Before Sunrise revisits the idea of Richard Linklater’s first film, “It’s Impossible to Learn to Plow by Reading Books,” a brooding, nearly nonverbal super-8 film, which took place on a train.
This debut film was never released theatrically.
The central premise of Before Sunrise is a brief encounter between an American boy, Jesse (Ethan Hawke), and a French girl, Celine (Julie Delpie) on a train.
Rather than continue home to Paris, Celine gets off the train with Jesse in Vienna, and they spend the night talking about family, love, sex and death.
With the earnestness of intellectual youth–so atypical of contemporary American youth–they say awkwardly candid things that only young people say. On the surface, the situation is movieish (will they become lovers will they see each other again) yet, the movie depicts quite realistically a unique adventure, a free-of-worries night in a foreign city.
The film lacks the playful spontaneity and dense texture of Godard’s lyrical movies about smart youth, such as “Band of Outsiders” and “Masculine-Feminine,” which have obviously inspired Linklater, who collaborated with actress Kim Krizan on the script.

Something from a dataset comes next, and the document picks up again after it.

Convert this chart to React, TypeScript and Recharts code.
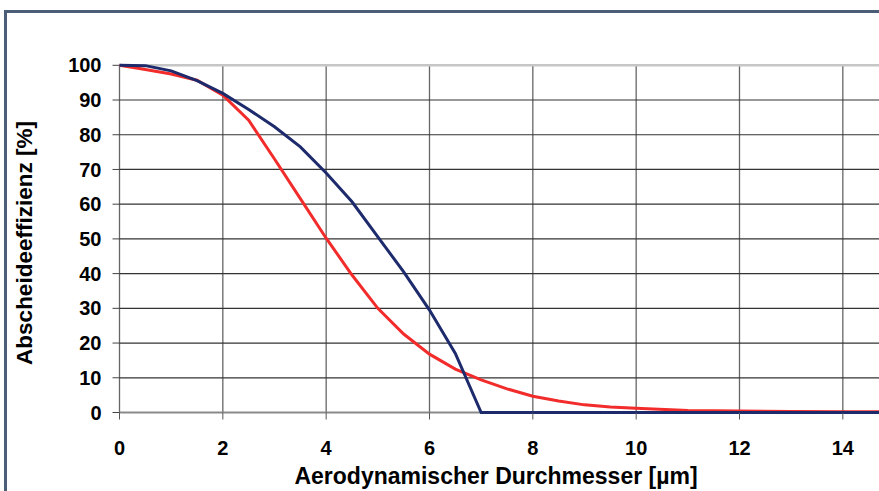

In sensibility, Linklater is closer to the French director Eric Rohmer, who’s more literal and methodical than Godard. Like Rohmer, Linklater brings a romantic flare, but the tone is warmer and there’s more hopefulness in the film than in Rohmer’s cerebral moral fables. Linklater shows more maturity and generosity to his characters here than he did to the layabout potheads and solipsists in his earlier pictures.
Hailing from different countries, Celine and Jesse cannot assume any mutual ground; they don’t even share the same pop-culture references. This means they have to expose themselves, talk about their innermost feelings and fears like first sexual experience.
As a director, Linklater holds the camera on his actors through long shots, and let the scenes proceed naturally with all the hesitations, withdrawals and tentative advances that define real-life encounters.